Question

The resultant R of two forces acting on a particle is at right angles to one of them and its magnitude is one third of the other force. The ratio of larger force to smaller one is:
(A) 2:1
(B) 3:2$\sqrt{2}$
(C) 3:2
(D) 3:$\sqrt{2}$

Answer 1

The resultant of the two forces is given with the help of parallelogram law of vector addition. A parallelogram can be formed, and as one of the angles is already a right angle, Pythagora's theorem can be used to find the side of the right triangle formed.

Complete answer:
Let the resultant vector have a magnitude of F/3 and one of the forces have the magnitude of F. Now, considering the following figure.
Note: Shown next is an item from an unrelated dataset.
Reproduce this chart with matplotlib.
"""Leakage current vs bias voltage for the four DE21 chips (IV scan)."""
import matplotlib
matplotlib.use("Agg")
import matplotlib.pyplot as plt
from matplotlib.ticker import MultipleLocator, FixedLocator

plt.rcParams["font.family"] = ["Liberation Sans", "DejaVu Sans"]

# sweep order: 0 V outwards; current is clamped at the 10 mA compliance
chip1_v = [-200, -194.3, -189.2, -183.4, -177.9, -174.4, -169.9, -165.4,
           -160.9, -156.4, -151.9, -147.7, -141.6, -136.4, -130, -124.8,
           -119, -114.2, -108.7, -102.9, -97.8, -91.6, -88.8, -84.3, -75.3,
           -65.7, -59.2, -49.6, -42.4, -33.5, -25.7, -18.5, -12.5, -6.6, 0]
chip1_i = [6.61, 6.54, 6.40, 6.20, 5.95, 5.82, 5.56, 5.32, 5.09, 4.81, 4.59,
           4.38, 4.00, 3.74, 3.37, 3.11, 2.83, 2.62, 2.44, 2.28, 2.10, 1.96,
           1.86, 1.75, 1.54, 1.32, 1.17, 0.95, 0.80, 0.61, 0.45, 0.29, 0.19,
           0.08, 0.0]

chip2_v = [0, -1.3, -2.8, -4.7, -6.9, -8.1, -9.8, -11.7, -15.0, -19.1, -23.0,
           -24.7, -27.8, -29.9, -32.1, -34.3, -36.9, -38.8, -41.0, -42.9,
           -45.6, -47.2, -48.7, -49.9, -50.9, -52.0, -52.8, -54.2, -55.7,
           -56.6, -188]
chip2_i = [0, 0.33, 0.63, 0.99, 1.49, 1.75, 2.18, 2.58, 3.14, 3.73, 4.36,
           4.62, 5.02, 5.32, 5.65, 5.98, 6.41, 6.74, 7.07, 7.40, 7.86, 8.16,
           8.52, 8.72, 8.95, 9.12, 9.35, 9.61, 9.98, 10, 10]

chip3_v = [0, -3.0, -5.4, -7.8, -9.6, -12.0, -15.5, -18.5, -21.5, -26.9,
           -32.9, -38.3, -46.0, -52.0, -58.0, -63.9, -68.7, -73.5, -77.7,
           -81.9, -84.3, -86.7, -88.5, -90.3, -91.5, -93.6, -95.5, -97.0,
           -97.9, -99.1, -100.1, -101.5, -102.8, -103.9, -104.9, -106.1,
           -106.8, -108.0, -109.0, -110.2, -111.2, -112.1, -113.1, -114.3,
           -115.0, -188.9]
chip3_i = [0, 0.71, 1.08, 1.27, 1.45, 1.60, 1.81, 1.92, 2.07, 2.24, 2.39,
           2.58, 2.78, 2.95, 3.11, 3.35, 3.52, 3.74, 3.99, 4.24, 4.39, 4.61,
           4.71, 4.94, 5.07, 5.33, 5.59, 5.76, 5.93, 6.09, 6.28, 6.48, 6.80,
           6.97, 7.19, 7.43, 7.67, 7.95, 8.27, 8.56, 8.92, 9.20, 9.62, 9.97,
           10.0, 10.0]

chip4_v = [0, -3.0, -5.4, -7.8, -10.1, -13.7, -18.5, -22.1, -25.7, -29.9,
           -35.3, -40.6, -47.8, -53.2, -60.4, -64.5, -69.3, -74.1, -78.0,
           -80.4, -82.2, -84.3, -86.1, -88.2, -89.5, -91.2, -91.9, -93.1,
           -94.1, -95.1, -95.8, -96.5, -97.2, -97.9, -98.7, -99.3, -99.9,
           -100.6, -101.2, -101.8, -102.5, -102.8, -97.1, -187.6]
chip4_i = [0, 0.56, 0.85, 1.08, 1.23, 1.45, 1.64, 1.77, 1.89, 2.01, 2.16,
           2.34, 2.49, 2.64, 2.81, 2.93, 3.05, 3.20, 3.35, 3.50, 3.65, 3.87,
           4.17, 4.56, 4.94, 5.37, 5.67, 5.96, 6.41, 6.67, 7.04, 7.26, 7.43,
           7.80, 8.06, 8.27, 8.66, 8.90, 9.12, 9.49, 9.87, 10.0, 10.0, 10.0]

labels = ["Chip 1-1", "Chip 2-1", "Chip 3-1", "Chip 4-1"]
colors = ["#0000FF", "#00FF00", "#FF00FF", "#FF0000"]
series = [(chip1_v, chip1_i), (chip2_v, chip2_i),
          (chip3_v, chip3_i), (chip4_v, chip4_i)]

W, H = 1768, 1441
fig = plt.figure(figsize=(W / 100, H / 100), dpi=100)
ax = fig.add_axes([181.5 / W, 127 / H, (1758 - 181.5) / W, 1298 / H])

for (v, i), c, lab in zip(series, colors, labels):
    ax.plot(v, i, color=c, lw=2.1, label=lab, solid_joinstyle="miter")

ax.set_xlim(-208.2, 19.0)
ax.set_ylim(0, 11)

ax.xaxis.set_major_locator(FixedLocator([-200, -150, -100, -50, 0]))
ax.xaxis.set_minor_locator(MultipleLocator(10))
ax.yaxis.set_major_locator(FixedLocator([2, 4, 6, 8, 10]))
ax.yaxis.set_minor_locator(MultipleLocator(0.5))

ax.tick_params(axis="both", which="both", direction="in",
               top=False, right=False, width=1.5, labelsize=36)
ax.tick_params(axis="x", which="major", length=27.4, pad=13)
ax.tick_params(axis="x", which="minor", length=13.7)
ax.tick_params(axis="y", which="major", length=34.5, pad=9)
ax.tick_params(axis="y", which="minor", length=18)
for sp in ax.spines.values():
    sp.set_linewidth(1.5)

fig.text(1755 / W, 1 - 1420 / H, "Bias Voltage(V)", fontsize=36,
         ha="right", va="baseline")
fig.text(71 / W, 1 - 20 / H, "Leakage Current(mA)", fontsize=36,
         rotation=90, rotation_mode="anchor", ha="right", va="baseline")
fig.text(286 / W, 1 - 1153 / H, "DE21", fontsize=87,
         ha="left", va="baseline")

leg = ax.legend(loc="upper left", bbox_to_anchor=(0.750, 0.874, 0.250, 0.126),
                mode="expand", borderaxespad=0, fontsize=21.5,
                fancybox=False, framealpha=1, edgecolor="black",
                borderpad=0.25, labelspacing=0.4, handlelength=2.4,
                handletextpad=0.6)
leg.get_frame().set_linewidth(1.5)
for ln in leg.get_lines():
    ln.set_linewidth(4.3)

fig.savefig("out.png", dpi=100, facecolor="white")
In the figure, the resultant lies in the middle and other vectors are F and F’. F’ is the one we need to find. We can place the force vector F such that it starts at the head of the vector F’ and ends at the head of the resultant vector. In vectors, direction and magnitude is important so we are preserving that in doing so.
Here, the parallelogram gives the magnitude of the remaining force.
The remaining force is given as:
$\sqrt{F^2 - \dfrac{F^2}{9} }= \dfrac{2 \sqrt{2} F}{3}$
Therefore now one of the forces in the question has a magnitude of F and the other force has a magnitude of $3:2 \sqrt{2}$ .

Therefore, the correct answer is option (B).

Note:
There are a lot of similarities between triangle law and parallelogram law of vector addition. In the triangle law, the two forces under consideration are placed in head to tail format while in parallelogram law of vector addition, the two forces are acting at the same point i.e, the tail of both vectors are at the same point. Generally, in questions that deal with forces, parallelogram law is used as a starting point because both the forces act at the same point.